### [The problem]
Extract every line that contains the word "standalone".

### [Information provided]
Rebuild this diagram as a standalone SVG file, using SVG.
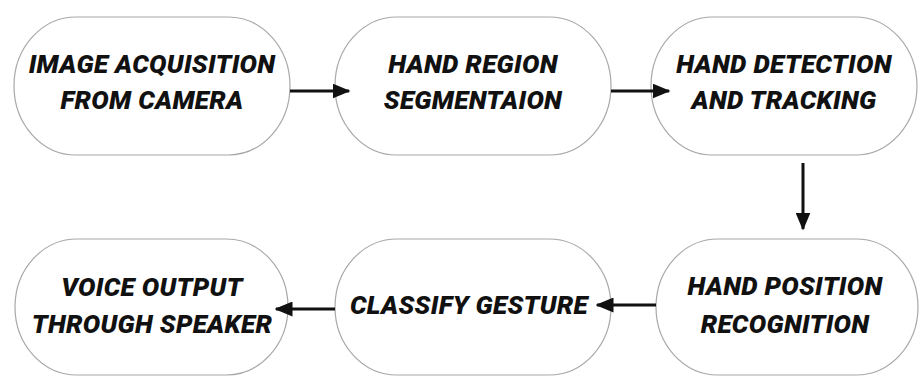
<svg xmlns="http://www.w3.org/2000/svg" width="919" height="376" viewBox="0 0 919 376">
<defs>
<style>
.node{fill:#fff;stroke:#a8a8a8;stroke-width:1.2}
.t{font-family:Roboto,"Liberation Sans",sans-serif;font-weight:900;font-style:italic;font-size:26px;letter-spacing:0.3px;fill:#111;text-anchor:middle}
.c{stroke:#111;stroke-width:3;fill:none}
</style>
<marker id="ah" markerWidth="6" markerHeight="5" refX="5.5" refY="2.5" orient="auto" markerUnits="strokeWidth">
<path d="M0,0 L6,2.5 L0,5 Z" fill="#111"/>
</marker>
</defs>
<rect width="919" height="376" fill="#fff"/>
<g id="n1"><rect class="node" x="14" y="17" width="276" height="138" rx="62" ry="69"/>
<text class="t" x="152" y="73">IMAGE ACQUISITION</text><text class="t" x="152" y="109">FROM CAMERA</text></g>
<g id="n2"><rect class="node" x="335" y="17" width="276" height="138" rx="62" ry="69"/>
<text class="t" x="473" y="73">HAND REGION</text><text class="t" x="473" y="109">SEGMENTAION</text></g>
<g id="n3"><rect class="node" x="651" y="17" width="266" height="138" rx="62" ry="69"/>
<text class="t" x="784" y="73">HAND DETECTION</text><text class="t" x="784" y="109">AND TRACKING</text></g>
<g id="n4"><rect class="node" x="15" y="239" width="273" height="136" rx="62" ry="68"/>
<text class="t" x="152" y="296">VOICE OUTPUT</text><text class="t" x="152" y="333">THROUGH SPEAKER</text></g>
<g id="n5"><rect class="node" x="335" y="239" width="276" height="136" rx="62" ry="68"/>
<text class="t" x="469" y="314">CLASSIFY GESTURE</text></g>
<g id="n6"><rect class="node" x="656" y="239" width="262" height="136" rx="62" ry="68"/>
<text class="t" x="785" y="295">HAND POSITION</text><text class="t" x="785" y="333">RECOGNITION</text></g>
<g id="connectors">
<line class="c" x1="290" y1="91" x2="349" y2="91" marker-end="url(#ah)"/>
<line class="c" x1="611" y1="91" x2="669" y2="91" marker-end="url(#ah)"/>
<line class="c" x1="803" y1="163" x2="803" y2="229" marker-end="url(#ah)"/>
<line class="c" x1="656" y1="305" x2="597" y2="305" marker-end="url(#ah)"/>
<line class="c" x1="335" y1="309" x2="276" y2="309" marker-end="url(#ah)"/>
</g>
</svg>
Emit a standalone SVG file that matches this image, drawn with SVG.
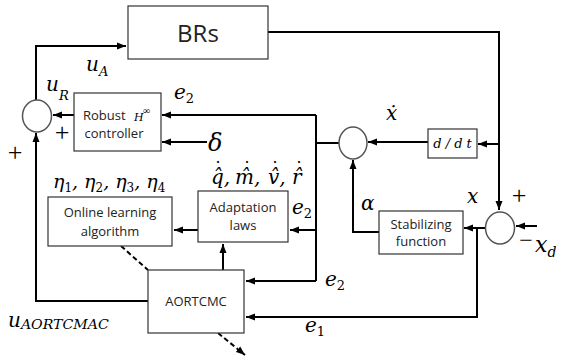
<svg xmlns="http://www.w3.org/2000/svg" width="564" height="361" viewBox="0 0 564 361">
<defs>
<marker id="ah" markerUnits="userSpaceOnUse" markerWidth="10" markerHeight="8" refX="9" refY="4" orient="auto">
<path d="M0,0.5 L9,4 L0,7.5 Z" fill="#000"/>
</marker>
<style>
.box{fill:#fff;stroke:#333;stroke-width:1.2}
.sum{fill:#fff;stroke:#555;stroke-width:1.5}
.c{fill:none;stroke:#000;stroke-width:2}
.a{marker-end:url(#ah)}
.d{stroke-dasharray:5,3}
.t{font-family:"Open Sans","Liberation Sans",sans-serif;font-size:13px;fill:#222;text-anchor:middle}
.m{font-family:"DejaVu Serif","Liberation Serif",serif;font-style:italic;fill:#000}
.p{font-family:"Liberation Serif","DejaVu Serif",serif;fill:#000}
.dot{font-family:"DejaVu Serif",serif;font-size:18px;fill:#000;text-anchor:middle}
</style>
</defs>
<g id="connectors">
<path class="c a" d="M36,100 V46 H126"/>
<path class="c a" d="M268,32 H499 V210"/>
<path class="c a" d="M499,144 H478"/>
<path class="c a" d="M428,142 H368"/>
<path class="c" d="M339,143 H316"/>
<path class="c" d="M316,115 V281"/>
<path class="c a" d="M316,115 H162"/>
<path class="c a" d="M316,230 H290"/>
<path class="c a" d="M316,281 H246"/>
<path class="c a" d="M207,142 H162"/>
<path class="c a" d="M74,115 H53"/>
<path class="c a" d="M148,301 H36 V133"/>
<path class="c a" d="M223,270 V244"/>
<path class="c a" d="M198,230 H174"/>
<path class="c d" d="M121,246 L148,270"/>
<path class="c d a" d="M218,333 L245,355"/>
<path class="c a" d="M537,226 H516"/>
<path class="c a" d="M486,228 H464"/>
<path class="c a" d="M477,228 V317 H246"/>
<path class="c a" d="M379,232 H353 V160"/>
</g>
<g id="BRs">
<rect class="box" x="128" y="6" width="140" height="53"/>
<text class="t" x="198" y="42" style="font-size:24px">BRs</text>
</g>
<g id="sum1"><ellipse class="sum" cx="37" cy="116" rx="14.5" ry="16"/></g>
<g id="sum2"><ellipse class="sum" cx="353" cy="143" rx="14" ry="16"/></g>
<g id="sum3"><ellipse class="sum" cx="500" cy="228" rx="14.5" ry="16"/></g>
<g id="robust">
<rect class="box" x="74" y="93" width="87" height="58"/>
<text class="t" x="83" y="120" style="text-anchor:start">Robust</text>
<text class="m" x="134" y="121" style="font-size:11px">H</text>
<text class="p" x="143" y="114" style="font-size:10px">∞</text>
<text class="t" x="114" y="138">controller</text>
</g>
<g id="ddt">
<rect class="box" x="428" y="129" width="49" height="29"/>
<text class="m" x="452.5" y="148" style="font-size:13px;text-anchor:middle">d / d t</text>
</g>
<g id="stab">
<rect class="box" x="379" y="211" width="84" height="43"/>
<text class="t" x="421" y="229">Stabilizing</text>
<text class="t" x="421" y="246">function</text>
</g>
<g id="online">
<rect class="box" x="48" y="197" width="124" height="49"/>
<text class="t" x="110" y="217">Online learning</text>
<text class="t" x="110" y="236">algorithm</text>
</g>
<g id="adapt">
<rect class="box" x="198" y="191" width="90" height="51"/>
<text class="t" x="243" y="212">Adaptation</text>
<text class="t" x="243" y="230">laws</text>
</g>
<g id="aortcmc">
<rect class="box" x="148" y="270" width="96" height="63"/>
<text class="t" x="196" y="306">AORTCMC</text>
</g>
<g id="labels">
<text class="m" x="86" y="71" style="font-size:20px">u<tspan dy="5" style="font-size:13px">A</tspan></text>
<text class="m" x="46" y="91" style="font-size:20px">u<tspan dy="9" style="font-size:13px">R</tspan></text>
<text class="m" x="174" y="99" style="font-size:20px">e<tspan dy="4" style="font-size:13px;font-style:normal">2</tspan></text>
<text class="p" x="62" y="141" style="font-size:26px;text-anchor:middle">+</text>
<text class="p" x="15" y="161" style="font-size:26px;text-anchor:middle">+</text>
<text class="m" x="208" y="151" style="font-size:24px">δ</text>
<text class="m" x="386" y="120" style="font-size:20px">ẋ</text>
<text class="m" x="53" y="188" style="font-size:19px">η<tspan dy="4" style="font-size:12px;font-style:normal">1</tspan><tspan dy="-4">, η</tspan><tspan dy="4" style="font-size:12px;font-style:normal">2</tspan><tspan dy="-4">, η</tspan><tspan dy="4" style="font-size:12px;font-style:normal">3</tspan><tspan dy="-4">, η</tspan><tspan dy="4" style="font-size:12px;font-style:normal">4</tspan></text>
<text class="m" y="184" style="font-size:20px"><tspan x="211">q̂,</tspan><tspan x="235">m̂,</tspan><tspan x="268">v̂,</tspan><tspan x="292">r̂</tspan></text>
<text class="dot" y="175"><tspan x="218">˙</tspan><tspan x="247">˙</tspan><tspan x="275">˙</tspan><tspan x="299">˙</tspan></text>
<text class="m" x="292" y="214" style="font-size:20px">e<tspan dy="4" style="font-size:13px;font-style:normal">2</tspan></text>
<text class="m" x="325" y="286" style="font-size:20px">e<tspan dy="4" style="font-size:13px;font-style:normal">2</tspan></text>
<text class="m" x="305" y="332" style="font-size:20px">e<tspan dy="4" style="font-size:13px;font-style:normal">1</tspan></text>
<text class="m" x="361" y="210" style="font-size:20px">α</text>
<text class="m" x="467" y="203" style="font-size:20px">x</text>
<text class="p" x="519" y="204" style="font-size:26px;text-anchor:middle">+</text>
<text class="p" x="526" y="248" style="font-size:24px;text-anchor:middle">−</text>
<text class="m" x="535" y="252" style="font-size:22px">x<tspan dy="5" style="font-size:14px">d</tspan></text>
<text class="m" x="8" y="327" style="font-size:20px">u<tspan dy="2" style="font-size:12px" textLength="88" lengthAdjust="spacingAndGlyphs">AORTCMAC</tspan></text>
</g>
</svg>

### [Solution for this task]
Rebuild this diagram as a standalone SVG file, using SVG.
Emit a standalone SVG file that matches this image, drawn with SVG.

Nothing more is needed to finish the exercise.